During the three years we gathered a lot of experience with the data we curated and ingested, enabling us to distill what the crucial features we require in a repository solution are.

When we came to the difficult decision to abandon our Fedora 4 based solution, we once again revisited other existing solutions, surveying if any of them delivers the features we expect. We came to the conclusion that none of the solutions serves our use case completely. Although all provide means for customisation and extensibility, they come with complex components, which have to be considered black boxes, even though they are open-source. This would presumably lead to similar experiences we had with Fedora 4, which we wanted to avoid.

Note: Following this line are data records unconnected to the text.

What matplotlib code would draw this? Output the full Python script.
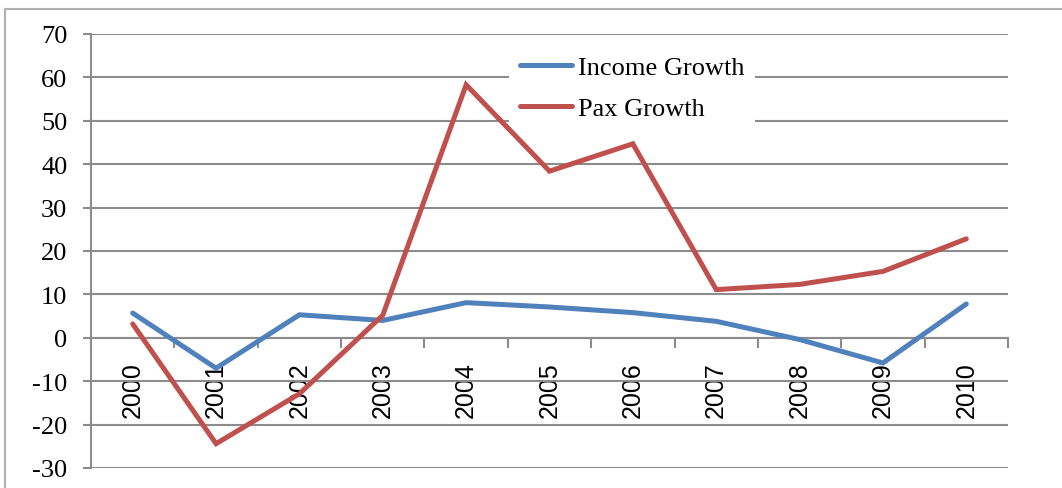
import numpy as np
import matplotlib.pyplot as plt
from matplotlib.lines import Line2D

years = ['2000', '2001', '2002', '2003', '2004', '2005', '2006', '2007', '2008', '2009', '2010']
income_growth = [5.7, -7.0, 5.3, 4.0, 8.1, 7.1, 5.8, 3.8, -0.4, -5.8, 7.8]
pax_growth = [3.2, -24.4, -12.9, 5.2, 58.3, 38.4, 44.7, 11.1, 12.3, 15.3, 22.8]

plt.rcParams['axes.unicode_minus'] = False
grid_col = '#8c8c8c'
serif = ['Liberation Serif', 'DejaVu Serif']

fig = plt.figure(figsize=(10.62, 4.89), dpi=100)
ax = fig.add_axes([91/1062, 1 - 469/489, (1008 - 91)/1062, (469 - 35)/489])

x = np.arange(len(years))
ax.plot(x, income_growth, color='#4F81BD', lw=3.6, label='Income Growth',
        solid_capstyle='round', solid_joinstyle='miter', zorder=6)
ax.plot(x, pax_growth, color='#C0504D', lw=3.6, label='Pax Growth',
        solid_capstyle='round', solid_joinstyle='miter', zorder=6)

ax.set_xlim(-0.5, len(years) - 0.5)
ax.set_ylim(-30, 70)

# value axis: gridlines every 10 with small outward ticks
ax.set_yticks(np.arange(-30, 71, 10))
ax.yaxis.grid(True, color=grid_col, lw=1.5)
ax.tick_params(axis='y', length=6, width=1.5, color=grid_col, pad=11,
               labelsize=19)
for lab in ax.get_yticklabels():
    lab.set_fontfamily(serif)

# category axis crosses at zero, ticks between categories
ax.spines['bottom'].set_position(('data', 0))
ax.spines['bottom'].set_color(grid_col)
ax.spines['bottom'].set_linewidth(1.5)
ax.spines['left'].set_color(grid_col)
ax.spines['left'].set_linewidth(1.5)
ax.spines['top'].set_visible(False)
ax.spines['right'].set_visible(False)
ax.set_xticks(np.arange(-0.5, len(years), 1.0))
ax.set_xticklabels([])
ax.tick_params(axis='x', which='major', length=7, width=1.5, color=grid_col)
ax.set_xticks(x, minor=True)
ax.set_xticklabels(years, minor=True, rotation=90, fontsize=18,
                   family=['Liberation Sans', 'DejaVu Sans'])
ax.tick_params(axis='x', which='minor', length=0, pad=17)
ax.set_axisbelow(True)

leg = ax.legend(loc='upper left', bbox_to_anchor=(0.456, 0.975), frameon=True,
                fancybox=False, edgecolor='none', framealpha=1, borderaxespad=0,
                prop={'family': serif, 'size': 19}, handlelength=2.0,
                handletextpad=0.2, labelspacing=0.67, borderpad=0.4)
leg.set_zorder(5)

# outer chart frame
fig.add_artist(Line2D([5/1062, 1], [1 - 10/489, 1 - 10/489], color='#b0b0b0', lw=1.5))
fig.add_artist(Line2D([5/1062, 5/1062], [0, 1 - 10/489], color='#b0b0b0', lw=1.5))

fig.savefig('out.png', dpi=100)
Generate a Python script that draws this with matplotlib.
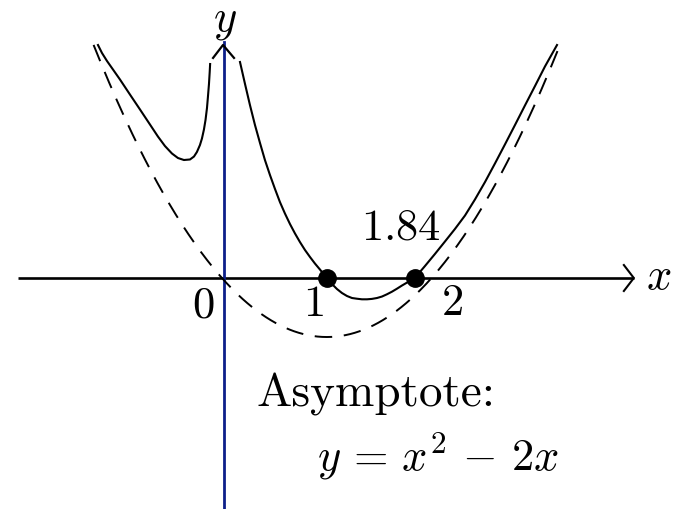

Thus, against all usual advice and good practice, we decided to develop a custom-tailored solution from scratch, serving our specific needs. We strived to make it as generic as possible, to be applicable in a multitude of scenarios and use cases.

The system is based on a very conservative technology stack: plain strictly object-oriented PHP with a PostgreSQL database to store the metadata. The overall architecture is cleanly divided into multiple components, with a clear function and well-defined APIs exposing their respective functionality.

We preserved all functionality, so that both the user interface and the APIs behave exactly the same as before, just by an order of magnitude faster, with a order of magnitude lower resource consumption.